This study by Raplee, et al. (2021) aims to confirm gut microbiota shifts in an animal model of antibiotic treatment to determine whether antibiotic use favors pathogenic bacteria.
The researchers utilized next-generation sequencing and in-house metagenomic assembly and taxonomic assignment pipelines on the fecal microbiota of a urinary tract infection mouse model with and without antibiotic treatment.
Antibiotic therapy decreased the number of detectable species of bacteria by at least 20-fold. Furthermore, the gut microbiota of antibiotic treated mice had a significant increase of opportunistic pathogens that have been implicated in nosocomial infections, like Acinetobacter calcoaceticus/baumannii complex, Chlamydia abortus, Bacteroides fragilis, and Bacteroides thetaiotaomicron. Moreover, antibiotic treatment selected for antibiotic resistant gene enriched subpopulations for many of these opportunistic pathogens.
Oral antibiotic therapy may select for common opportunistic pathogens responsible for nosocomial infections. In this study opportunistic pathogens present after antibiotic therapy harbored more antibiotic resistant genes than populations of opportunistic pathogens before treatment.
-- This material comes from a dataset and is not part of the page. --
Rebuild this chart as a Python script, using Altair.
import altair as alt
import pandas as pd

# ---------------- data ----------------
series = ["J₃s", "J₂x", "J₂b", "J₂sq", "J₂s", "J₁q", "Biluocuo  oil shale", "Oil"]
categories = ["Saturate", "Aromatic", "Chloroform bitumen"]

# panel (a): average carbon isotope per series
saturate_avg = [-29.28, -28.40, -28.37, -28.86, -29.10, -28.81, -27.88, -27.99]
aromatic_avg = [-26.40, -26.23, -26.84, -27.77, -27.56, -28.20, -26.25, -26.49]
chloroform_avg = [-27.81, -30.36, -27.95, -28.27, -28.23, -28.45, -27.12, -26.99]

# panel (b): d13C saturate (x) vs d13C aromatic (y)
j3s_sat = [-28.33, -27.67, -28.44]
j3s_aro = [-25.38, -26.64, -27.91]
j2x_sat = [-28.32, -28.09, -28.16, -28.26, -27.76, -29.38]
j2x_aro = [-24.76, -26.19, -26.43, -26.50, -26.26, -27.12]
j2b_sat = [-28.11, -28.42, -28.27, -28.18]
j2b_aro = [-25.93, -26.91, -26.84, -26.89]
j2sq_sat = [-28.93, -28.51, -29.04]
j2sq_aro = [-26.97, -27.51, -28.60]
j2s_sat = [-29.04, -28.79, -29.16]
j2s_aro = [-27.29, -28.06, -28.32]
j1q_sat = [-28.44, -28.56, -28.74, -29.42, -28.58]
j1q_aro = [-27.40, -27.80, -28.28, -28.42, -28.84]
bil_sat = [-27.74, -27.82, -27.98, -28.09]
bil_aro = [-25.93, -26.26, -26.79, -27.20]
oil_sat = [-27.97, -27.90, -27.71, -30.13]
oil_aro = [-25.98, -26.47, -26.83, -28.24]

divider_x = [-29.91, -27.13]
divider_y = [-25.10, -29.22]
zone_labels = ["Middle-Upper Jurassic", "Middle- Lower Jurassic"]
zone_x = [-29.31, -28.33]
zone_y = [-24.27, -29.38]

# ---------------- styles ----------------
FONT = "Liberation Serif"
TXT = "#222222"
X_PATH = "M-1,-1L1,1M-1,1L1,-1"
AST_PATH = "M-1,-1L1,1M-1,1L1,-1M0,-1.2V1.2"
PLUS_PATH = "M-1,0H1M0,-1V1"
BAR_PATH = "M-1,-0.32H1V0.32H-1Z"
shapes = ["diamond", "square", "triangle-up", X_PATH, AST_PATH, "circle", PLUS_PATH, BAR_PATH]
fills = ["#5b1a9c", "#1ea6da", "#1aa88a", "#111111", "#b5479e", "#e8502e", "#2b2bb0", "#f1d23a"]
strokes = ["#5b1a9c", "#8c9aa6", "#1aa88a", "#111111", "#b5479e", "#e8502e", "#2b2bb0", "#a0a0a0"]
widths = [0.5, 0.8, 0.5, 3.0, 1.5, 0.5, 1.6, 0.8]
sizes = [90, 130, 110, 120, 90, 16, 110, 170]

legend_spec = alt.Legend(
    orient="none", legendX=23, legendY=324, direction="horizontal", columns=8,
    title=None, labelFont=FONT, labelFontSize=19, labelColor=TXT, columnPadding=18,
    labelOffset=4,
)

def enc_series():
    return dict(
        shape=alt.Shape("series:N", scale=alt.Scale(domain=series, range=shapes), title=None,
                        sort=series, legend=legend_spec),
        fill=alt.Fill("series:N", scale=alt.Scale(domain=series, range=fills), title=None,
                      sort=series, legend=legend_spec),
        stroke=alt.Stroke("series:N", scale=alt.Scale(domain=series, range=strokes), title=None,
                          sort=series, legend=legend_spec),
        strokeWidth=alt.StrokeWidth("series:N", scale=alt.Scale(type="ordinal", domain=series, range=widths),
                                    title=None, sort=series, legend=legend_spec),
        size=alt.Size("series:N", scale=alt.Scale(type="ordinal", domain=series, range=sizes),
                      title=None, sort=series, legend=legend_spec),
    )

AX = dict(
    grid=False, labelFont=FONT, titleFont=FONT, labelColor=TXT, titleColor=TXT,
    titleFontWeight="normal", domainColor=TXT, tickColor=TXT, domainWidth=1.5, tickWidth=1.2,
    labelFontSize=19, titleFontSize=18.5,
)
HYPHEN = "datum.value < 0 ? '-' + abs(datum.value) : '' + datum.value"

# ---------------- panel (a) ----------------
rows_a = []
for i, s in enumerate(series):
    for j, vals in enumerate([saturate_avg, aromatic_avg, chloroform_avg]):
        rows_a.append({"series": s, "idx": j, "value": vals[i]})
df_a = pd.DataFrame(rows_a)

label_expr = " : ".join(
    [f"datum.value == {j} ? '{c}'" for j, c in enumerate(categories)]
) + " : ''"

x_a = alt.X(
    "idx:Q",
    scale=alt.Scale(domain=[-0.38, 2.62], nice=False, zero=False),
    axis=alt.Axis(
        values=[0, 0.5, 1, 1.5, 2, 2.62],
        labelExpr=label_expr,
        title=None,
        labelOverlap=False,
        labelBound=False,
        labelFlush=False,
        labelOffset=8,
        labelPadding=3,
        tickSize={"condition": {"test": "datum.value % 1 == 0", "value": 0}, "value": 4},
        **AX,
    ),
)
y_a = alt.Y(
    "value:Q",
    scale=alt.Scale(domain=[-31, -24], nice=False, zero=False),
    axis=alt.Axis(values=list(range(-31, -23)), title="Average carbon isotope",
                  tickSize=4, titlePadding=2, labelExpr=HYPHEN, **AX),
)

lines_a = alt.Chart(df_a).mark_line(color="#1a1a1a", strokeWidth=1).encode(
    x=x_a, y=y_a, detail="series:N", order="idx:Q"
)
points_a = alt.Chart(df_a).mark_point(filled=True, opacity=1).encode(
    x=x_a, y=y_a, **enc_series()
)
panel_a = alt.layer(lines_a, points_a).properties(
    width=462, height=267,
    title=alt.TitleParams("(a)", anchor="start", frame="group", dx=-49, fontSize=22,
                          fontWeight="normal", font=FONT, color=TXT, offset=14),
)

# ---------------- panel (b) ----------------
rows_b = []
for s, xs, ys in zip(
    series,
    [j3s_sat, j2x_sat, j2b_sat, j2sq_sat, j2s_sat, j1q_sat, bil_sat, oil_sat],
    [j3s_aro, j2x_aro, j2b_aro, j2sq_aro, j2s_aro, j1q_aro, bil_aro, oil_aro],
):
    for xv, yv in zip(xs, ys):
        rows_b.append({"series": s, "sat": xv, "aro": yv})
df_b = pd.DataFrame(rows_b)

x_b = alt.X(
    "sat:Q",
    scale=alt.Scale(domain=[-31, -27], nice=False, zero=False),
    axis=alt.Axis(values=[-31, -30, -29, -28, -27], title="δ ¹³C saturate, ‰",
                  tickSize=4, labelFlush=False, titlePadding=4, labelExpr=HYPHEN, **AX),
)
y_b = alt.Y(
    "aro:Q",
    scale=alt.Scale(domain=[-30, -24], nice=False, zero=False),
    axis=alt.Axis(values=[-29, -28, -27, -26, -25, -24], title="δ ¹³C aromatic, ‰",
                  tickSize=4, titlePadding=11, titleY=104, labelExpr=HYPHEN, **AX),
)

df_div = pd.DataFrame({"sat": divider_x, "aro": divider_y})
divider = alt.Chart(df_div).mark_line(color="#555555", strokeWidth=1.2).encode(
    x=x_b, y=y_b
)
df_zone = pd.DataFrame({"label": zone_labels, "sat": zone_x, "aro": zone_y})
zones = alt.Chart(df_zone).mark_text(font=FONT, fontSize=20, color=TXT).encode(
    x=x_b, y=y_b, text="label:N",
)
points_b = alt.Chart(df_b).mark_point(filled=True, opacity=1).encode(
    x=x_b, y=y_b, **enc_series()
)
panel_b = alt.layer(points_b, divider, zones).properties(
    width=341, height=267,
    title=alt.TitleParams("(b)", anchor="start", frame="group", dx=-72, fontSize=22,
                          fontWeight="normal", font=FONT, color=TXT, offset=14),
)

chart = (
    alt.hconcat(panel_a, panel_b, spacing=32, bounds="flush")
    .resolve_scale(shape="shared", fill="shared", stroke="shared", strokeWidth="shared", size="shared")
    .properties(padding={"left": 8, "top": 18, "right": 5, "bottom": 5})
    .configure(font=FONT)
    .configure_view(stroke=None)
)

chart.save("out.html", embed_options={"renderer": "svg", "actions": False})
The researchers say their results demonstrate the effects of antibiotic therapy on induced dysbiosis and expansion of opportunistic pathogen populations and antibiotic resistant subpopulations of those pathogens. Follow-up studies with larger samples sizes and potentially controlled clinical investigations should be performed to confirm their findings, they add.
Reference: Raplee I, Walker L, et al. Emergence of nosocomial associated opportunistic pathogens in the gut microbiome after antibiotic treatment. Antimicrobial Resistance & Infection Control. Vol. 10, No. 36. 2021.